You can use your generating function approach just putting an $x^0=1$ term in and getting $(1+x + x^2 + x^3 + ... + x^p)^k$
For any fixed $p,k$ you look at the generating function $((1-x^{p+1})/(1-x))^k$ and the coefficient of $x^n$ is the answer $a(n)$. The generating function factors as $(1-x^{p+1})^k (1-x)^{-k}$ and each of these involves binomial coefficients. Thus the product coefficients is given by a sum involving products of binomial coefficients. $$a(n) = \sum_{i=0}^{\left\lfloor(n+1)/(p+1)\right\rfloor} (-1)^i {k \choose i} {n-(p+1)i+k-1 \choose k-1}.$$
You can use inclusion-exclusion in the complement form.
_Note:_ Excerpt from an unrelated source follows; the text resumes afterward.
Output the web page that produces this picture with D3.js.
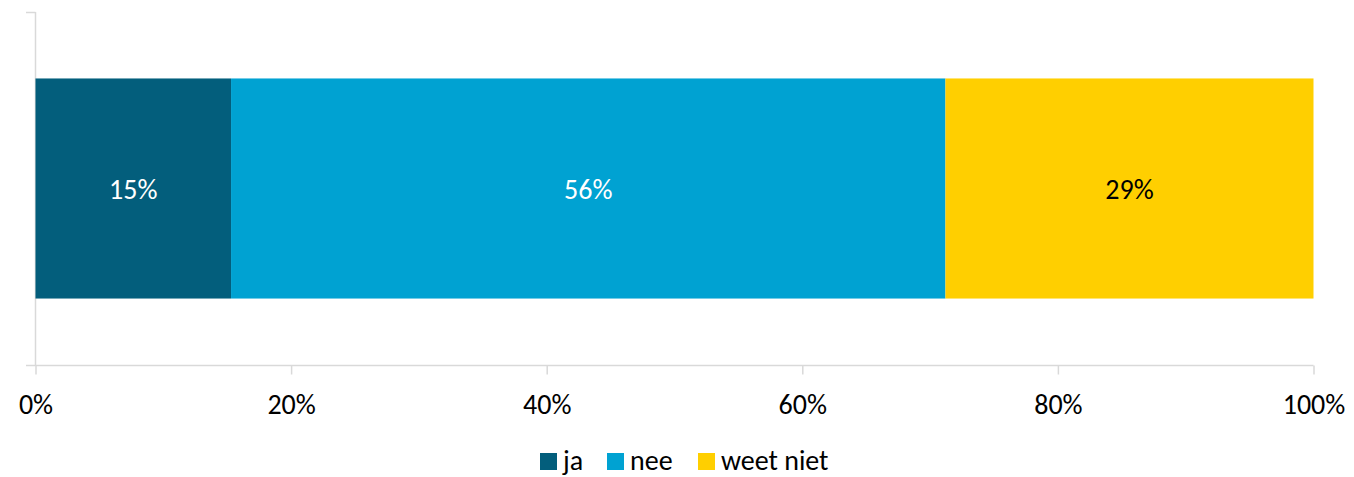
<!DOCTYPE html>
<html><head><meta charset="utf-8">
<script src="https://cdn.jsdelivr.net/npm/d3@7"></script>
<style>body{margin:0;background:#fff;}svg{display:block;}svg text{font-family:Carlito,Calibri,"Open Sans","Liberation Sans",sans-serif;}</style>
</head><body>
<svg id="c" width="1354" height="477"></svg>
<script>
const series = ["ja", "nee", "weet niet"];
const values = [15.3, 55.9, 28.8];
const labels = ["15%", "56%", "29%"];
const colors = ["#035E7C", "#00A2D2", "#FFCF00"];
const labelColors = ["#ffffff", "#ffffff", "#000000"];
const ticks = [0, 20, 40, 60, 80, 100];

const svg = d3.select("#c");
const x = d3.scaleLinear().domain([0, 100]).range([35.5, 1313.5]);
const y = d3.scaleBand().domain(["q"]).range([12, 365]).paddingInner(0).paddingOuter(0.302);

let acc = 0;
const segs = values.map((v, i) => { const s = {name: series[i], x0: acc, x1: acc + v, label: labels[i], c: colors[i], lc: labelColors[i]}; acc += v; return s; });

const fs = 28;
// axes
const axisColor = "#D9D9D9";
const gx = svg.append("g").attr("transform", "translate(0,365.5)")
  .call(d3.axisBottom(x).tickValues(ticks).tickFormat(d => d + "%").tickSize(9).tickSizeOuter(0));
gx.attr("font-family", null).attr("font-size", null);
gx.select(".domain").remove();
gx.selectAll(".tick line").attr("stroke", axisColor).attr("stroke-width", 1.5);
gx.selectAll(".tick text").attr("fill", "#000").attr("font-size", fs).attr("dy", 0).attr("y", 48.5);
svg.append("line").attr("x1", 26).attr("x2", 1313.5).attr("y1", 365.5).attr("y2", 365.5).attr("stroke", axisColor).attr("stroke-width", 1.5);
svg.append("line").attr("x1", 35.5).attr("x2", 35.5).attr("y1", 12).attr("y2", 365.5).attr("stroke", axisColor).attr("stroke-width", 1.5);
svg.append("line").attr("x1", 26).attr("x2", 35.5).attr("y1", 12.5).attr("y2", 12.5).attr("stroke", axisColor).attr("stroke-width", 1.5);

// bars
svg.selectAll("rect.bar").data(segs).enter().append("rect")
  .attr("x", d => x(d.x0)).attr("width", d => x(d.x1) - x(d.x0))
  .attr("y", y("q")).attr("height", y.bandwidth()).attr("fill", d => d.c);
svg.selectAll("text.lbl").data(segs).enter().append("text")
  .attr("x", d => (x(d.x0) + x(d.x1)) / 2).attr("y", y("q") + y.bandwidth() / 2 + 10)
  .attr("text-anchor", "middle").attr("font-size", fs).attr("fill", d => d.lc).text(d => d.label);

// legend
const lg = svg.append("g");
const lx = [540, 607, 698];
series.forEach((s, i) => {
  lg.append("rect").attr("x", lx[i]).attr("y", 453).attr("width", 17).attr("height", 17).attr("fill", colors[i]);
  lg.append("text").attr("x", lx[i] + 23).attr("y", 469.5).attr("font-size", fs).attr("fill", "#000").text(s);
});
</script>
</body></html>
The total set $S$ is the set of all non-negative integer solutions to $x_1 + \ldots x_k = n$. The to-be-avoided conditions are $S_i$ are all such solutions such that $x_i > p$.
Then all good solutions (so where all $x_i \le p$) is (see wikipedia entry on inclusion-exclusion):
$$|S| - \sum_{i=1}^k |S_i| + \sum_{\{i,j\}} |S_i \cap S_j| + \ldots \sum_{S' \subset \{1,\ldots, k\} |S'| = t}(-1)^t \left(\cap_{j \in S'} S_j)\right| + +\ldots (-1)^n\left|\cap_{i=1}^n S_i\right|$$
The number of solutions in $S_i$ ,for some fixed $i$, is all solutions that have $x_i >p$, so we subtract $p+1$ from $x_i$ and see that its suffices to count all solutions in non-negative integers o$x_1 + \ldots x_k = n-p$ which equals $\binom{n-p + (k-1)}{k-1}$, and we have $k$ times that condition, so the first term in the sum bemes $-k\binom{n+k - (p+1)}{k-1}$. For two conditions we consider $n-2(p+1)$ for $k$ variables and there are $\binom{k}{2}$ subsets $\{i,j\}$ to consider for $S_i \cap S_j$, which all have the same size, etc. This can go on so long as $tp \le n$ of course, and any terms with larger than $t$-subsets of conditions become $0$ in this sum.
So you get a nice alternating sum representation (a closed formula, linked to in one of the comments).